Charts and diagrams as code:
-=-=-

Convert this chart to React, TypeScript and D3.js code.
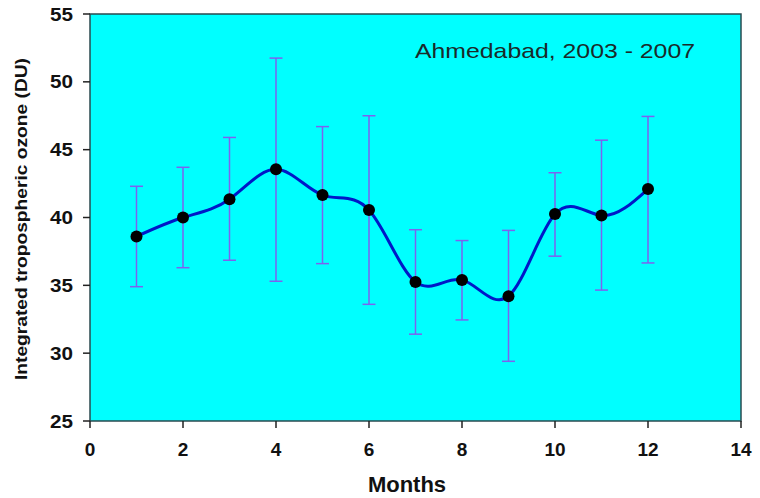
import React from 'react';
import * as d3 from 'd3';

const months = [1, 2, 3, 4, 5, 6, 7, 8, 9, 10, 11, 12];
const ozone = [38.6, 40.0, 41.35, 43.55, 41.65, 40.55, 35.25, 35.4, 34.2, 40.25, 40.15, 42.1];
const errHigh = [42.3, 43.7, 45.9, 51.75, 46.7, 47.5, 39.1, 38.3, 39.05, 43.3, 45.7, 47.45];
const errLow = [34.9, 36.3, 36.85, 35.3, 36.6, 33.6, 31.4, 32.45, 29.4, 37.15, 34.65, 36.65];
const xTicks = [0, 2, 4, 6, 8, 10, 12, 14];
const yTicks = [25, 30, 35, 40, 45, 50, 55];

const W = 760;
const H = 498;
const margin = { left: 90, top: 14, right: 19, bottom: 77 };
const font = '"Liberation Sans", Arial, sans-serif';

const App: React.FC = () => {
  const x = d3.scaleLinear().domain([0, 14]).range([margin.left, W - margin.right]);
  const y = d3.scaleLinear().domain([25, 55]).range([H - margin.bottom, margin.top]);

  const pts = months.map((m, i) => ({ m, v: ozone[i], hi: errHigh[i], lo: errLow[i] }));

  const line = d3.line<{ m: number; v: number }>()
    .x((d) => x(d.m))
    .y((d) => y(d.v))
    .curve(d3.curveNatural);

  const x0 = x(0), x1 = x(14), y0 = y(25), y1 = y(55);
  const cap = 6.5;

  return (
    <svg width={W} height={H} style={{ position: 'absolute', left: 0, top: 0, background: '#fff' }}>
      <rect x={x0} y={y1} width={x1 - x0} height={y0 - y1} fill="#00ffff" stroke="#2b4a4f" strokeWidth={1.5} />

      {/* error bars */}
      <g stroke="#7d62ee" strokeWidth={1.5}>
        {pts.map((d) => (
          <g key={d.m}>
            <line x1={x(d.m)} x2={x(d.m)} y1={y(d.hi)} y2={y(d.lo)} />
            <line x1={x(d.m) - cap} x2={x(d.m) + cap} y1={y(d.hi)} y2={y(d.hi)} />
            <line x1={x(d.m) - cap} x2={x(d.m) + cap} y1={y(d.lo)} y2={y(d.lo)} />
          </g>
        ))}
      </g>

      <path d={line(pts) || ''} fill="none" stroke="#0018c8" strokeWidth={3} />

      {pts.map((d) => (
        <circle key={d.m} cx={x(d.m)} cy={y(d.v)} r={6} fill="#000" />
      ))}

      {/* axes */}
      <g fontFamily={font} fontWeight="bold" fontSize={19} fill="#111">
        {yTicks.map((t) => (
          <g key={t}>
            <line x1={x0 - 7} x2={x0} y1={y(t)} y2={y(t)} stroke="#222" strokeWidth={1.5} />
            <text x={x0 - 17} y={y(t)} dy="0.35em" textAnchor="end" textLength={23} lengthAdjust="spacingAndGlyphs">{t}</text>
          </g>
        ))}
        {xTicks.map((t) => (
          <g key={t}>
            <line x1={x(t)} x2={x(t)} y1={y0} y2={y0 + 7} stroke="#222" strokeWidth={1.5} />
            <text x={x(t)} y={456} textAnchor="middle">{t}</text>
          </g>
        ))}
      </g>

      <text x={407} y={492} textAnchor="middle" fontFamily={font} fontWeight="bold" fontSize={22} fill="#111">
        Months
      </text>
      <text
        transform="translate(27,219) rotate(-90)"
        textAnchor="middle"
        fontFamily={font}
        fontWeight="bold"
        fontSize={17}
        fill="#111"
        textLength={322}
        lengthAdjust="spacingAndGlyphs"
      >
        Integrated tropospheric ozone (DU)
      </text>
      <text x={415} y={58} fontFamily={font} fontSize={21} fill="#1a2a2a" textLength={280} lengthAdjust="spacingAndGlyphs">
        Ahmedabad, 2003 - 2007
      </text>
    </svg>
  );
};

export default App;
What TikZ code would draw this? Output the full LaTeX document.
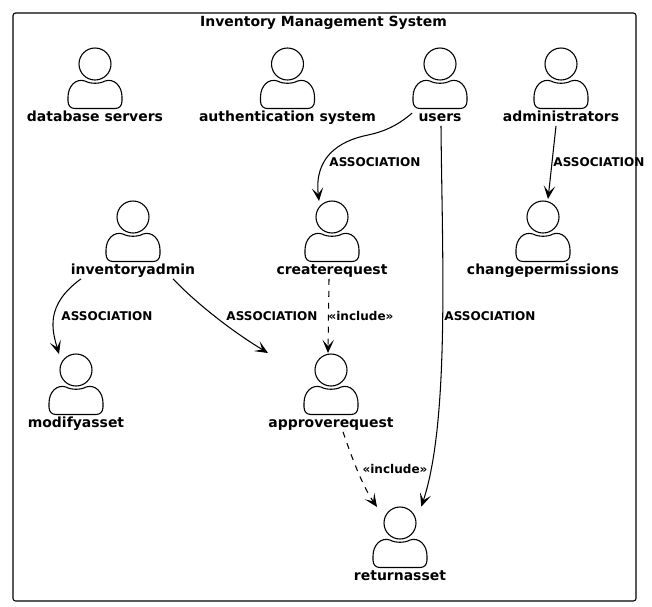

-=-=-

[WORK TO COMPLETE]: Extract, word for word, each line from the top of the data down to and including the line with "import * as d3 from 'd3';"; skip the pictures.

[FINAL RESULT]:
Convert this chart to React, TypeScript and D3.js code.
import React from 'react';
import * as d3 from 'd3';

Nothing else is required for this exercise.